We have had plenty of anecdotes about people failing to be diagnosed with serious diseases during lockdown. This is thanks to either to hospitals cancelling appointments, GP surgeries stopping face-to-face meetings or people picking up the message that they should protect the NHS by trying not to use it.

But what about quantifying the problem? The National Institute for Health Research has attempted to do just this. In a paper published in the Lancet Public Health, it looked at the number of diagnoses which were made in Salford between 1 March and 31 May this year and compared them with the number of diagnoses that would have been expected over that period, calculated from records over the past decade.


They found that 1,073 diagnoses of mental health problems were made in the three months to 31 May, compared with an expected 2,147. For type 2 diabetes, it was 141 cases, compared with an expected 276. With circulatory diseases, it was 598, compared with 1,054.

There was a much less dramatic fall in the number of cancer diagnoses, which were 163, compared with an expected 194 — a fall of 16 per cent, which the authors say is not statistically significant. However, as the lockdown progressed, cancer diagnoses fell. In May there were 38 cases diagnosed against an expected 68 — a fall of 44 per cent. The findings for all conditions might have been even more dramatic had the study started its analysis from 23 March — the day lockdown began — rather than 1 March.

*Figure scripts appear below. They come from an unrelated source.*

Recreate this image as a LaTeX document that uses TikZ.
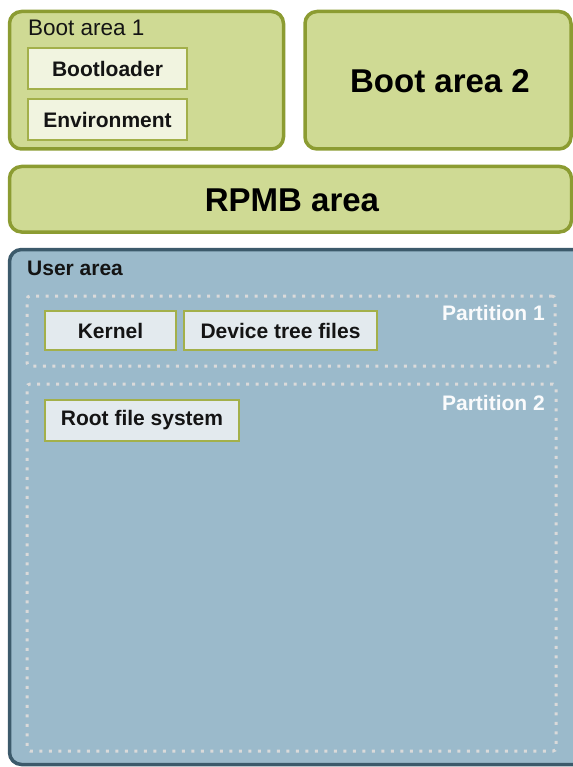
\documentclass[tikz,border=0pt]{standalone}
\usepackage{fontspec}
\setmainfont{Liberation Sans}
\definecolor{bootfill}{HTML}{CFDA94}
\definecolor{bootline}{HTML}{8C9C32}
\definecolor{itemfill}{HTML}{F1F4E0}
\definecolor{itemline}{HTML}{A3B04A}
\definecolor{userfill}{HTML}{9BBACB}
\definecolor{userline}{HTML}{3C5A6B}
\definecolor{partfill}{HTML}{E3EAEE}
\definecolor{dotline}{HTML}{DADADA}
\definecolor{inktext}{HTML}{141414}
\tikzset{
  region/.style={draw=bootline, fill=bootfill, line width=3.5pt, rounded corners=12pt,
    inner sep=0pt, outer sep=0pt, anchor=north west},
  userregion/.style={draw=userline, fill=userfill, line width=3.5pt, rounded corners=12pt,
    inner sep=0pt, outer sep=0pt, anchor=north west},
  bootitem/.style={draw=itemline, fill=itemfill, line width=2pt, inner sep=0pt,
    outer sep=0pt, anchor=north west, text=inktext,
    font=\fontsize{21}{25}\selectfont\bfseries},
  partitem/.style={bootitem, fill=partfill},
  partition/.style={draw=dotline, line width=3pt, dash pattern=on 3pt off 6.5pt,
    rounded corners=3pt, inner sep=0pt, outer sep=0pt, anchor=north west},
  biglabel/.style={text=black, font=\fontsize{33}{38}\selectfont\bfseries},
  smalllabel/.style={text=inktext, inner sep=0pt, font=\fontsize{22.5}{26}\selectfont},
  partlabel/.style={text=white!95!userfill, inner sep=0pt, anchor=east,
    font=\fontsize{21}{25}\selectfont\bfseries}
}
\begin{document}
\begin{tikzpicture}[x=1pt, y=-1pt]
\useasboundingbox (0,0) rectangle (572,767);

% boot partitions
\node[region, minimum width=274pt, minimum height=137.5pt] (boot1) at (9.5,11.5) {};
\node[smalllabel, anchor=base west] (boot1label) at (28,35.5) {Boot area 1};
\node[bootitem, minimum width=159pt, minimum height=41pt] (bootloader) at (28,48) {Bootloader};
\node[bootitem, minimum width=159pt, minimum height=41pt] (environment) at (28,99) {Environment};

\node[region, minimum width=266pt, minimum height=137.5pt] (boot2) at (305,11.5) {};
\node[biglabel] (boot2label) at (440,81) {Boot area 2};

% replay protected memory block
\node[region, minimum width=562pt, minimum height=65.5pt] (rpmb) at (9.5,166.5) {};
\node[biglabel] (rpmblabel) at (292,200.5) {RPMB area};

% user data area
\node[userregion, minimum width=590pt, minimum height=515pt] (user) at (9.5,249.5) {};
\node[smalllabel, anchor=west, font=\fontsize{21}{25}\selectfont\bfseries] (userlabel) at (27,268) {User area};

\node[partition, minimum width=528pt, minimum height=70pt] (part1) at (27,296) {};
\node[partlabel] (part1label) at (545,313) {Partition 1};
\node[partitem, minimum width=131pt, minimum height=39pt] (kernel) at (45,311) {Kernel};
\node[partitem, minimum width=193pt, minimum height=39pt] (dtb) at (184,311) {Device tree files};

\node[partition, minimum width=529pt, minimum height=367pt] (part2) at (27,384) {};
\node[partlabel] (part2label) at (545,403) {Partition 2};
\node[partitem, minimum width=194pt, minimum height=41pt] (rootfs) at (45,400) {Root file system};
\end{tikzpicture}
\end{document}
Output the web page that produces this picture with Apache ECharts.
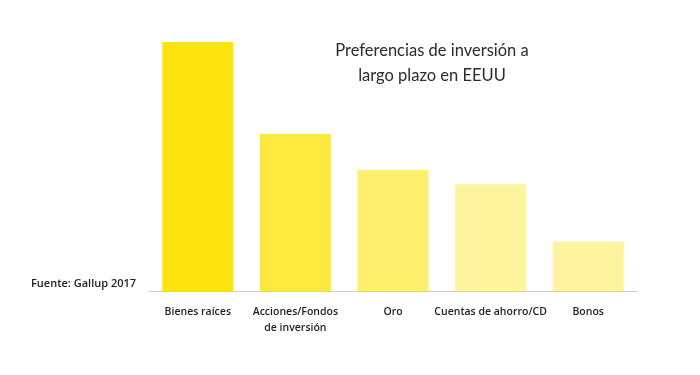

The Salford study gives a snapshot of what happened during lockdown in one relatively poor urban borough. What it doesn’t tell us is how the pattern of missed diagnoses varied across the country. But it seems clear that the rush into lockdown had significant unintended consequences for healthcare generally — the price for which will be paid over a number of years as the medical conditions which were missed during lockdown manifest themselves.